-- Exercise instructions --
Return, without pictures, the lines from the start of the data through the one that contains "(0,0) rectangle (586,487);".

-- Recorded data --
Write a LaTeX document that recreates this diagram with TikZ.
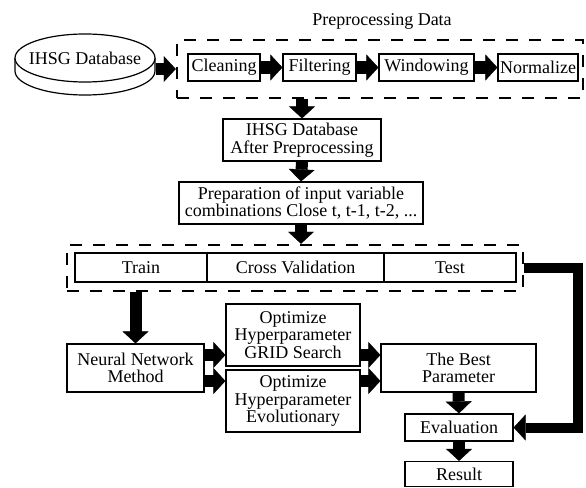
\documentclass[tikz,border=0pt]{standalone}
\usepackage{fontspec}
\setmainfont{Liberation Serif}
\usetikzlibrary{arrows.meta,shapes.geometric}
\newcommand\diagfont{\fontsize{18}{17.5}\selectfont}
\begin{document}
\begin{tikzpicture}[x=1pt,y=-1pt,
  box/.style={draw, line width=1.2pt, inner sep=0pt, align=center, font=\diagfont},
  dbox/.style={draw, line width=2.5pt, dash pattern=on 12pt off 11pt, inner sep=0pt},
  blk/.style={line width=12pt, -{Triangle[length=12pt,width=26pt,line width=0.4pt]}},
]
\useasboundingbox (0,0) rectangle (586,487);

% title of the preprocessing stage
\node[font=\diagfont] (title) at (382,21) {Preprocessing Data};

% database disk
\draw[line width=1.2pt, fill=white] (15,58) -- (15,71)
  .. controls (15,84.3) and (46.3,95) .. (85,95)
  .. controls (123.7,95) and (155,84.3) .. (155,71) -- (155,58);
\node[draw, ellipse, line width=1.2pt, fill=white, inner sep=0pt,
      minimum width=140pt, minimum height=48pt] (db) at (85,58) {};
\node[font=\diagfont] (dbtext) at (db.center) {IHSG Database};

% preprocessing group
\node[dbox, minimum width=406pt, minimum height=58pt] (pre) at (380,69) {};
\node[box, minimum width=72pt, minimum height=27pt] (clean) at (224,67.5) {Cleaning};
\node[box, minimum width=73pt, minimum height=27pt] (filt) at (319.5,67.5) {Filtering};
\node[box, minimum width=95pt, minimum height=27pt] (wind) at (426.5,67.5) {Windowing};
\node[box, minimum width=80pt, minimum height=27pt] (norm) at (538,67.5) {Normalize};

\draw[blk] (db.east |- pre.west) -- (pre.west);
\draw[blk] (clean.east) -- (filt.west);
\draw[blk] (filt.east) -- (wind.west);
\draw[blk] (wind.east) -- (norm.west);

% main flow
\node[box, minimum width=158pt, minimum height=42pt] (ap) at (302,140)
  {IHSG Database\\After Preprocessing};
\node[box, minimum width=244pt, minimum height=42pt] (prep) at (301,203)
  {Preparation of input variable\\combinations Close t, t-1, t-2, ...};

\draw[blk] (ap.north |- pre.south) -- (ap.north);
\draw[blk] (ap.south) -- (prep.north);

% data split
\node[dbox, minimum width=456pt, minimum height=46pt] (split) at (295,268) {};
\node[box, minimum width=132pt, minimum height=29pt] (train) at (141,267.5) {Train};
\node[box, minimum width=177pt, minimum height=29pt] (cv) at (295.5,267.5) {Cross Validation};
\node[box, minimum width=132pt, minimum height=29pt] (test) at (450,267.5) {Test};

\draw[blk] (prep.south) -- (prep.south |- split.north);

% model and tuning
\node[box, minimum width=137pt, minimum height=48pt] (nn) at (135.5,368) {Neural Network\\Method};
\node[box, minimum width=134pt, minimum height=62pt] (grid) at (293,335)
  {Optimize\\Hyperparameter\\GRID Search};
\node[box, minimum width=134pt, minimum height=62pt] (evo) at (293,401)
  {Optimize\\Hyperparameter\\Evolutionary};
\node[box, minimum width=155pt, minimum height=48pt] (best) at (458.5,368) {The Best\\Parameter};
\node[box, minimum width=108pt, minimum height=27pt] (eval) at (459,427.5) {Evaluation};
\node[box, minimum width=108pt, minimum height=25pt] (result) at (459,474) {Result};

\draw[blk] (nn.north |- split.south) -- (nn.north);
\draw[blk] ([yshift=13pt]nn.east) -- ([yshift=13pt]nn.east -| grid.west);
\draw[blk] ([yshift=-13pt]nn.east) -- ([yshift=-13pt]nn.east -| evo.west);
\draw[blk] ([yshift=13pt]best.west -| grid.east) -- ([yshift=13pt]best.west);
\draw[blk] ([yshift=-13pt]best.west -| evo.east) -- ([yshift=-13pt]best.west);
\draw[blk] (best.south) -- (eval.north);
\draw[blk] (eval.south) -- (result.north);

% test data goes straight to evaluation
\coordinate (turn) at (578,268);
\draw[blk, line width=10pt] (split.east) -- (turn) -- (turn |- eval.east) -- (eval.east);
\end{tikzpicture}
\end{document}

-- The solution --
Write a LaTeX document that recreates this diagram with TikZ.
\documentclass[tikz,border=0pt]{standalone}
\usepackage{fontspec}
\setmainfont{Liberation Serif}
\usetikzlibrary{arrows.meta,shapes.geometric}
\newcommand\diagfont{\fontsize{18}{17.5}\selectfont}
\begin{document}
\begin{tikzpicture}[x=1pt,y=-1pt,
  box/.style={draw, line width=1.2pt, inner sep=0pt, align=center, font=\diagfont},
  dbox/.style={draw, line width=2.5pt, dash pattern=on 12pt off 11pt, inner sep=0pt},
  blk/.style={line width=12pt, -{Triangle[length=12pt,width=26pt,line width=0.4pt]}},
]
\useasboundingbox (0,0) rectangle (586,487);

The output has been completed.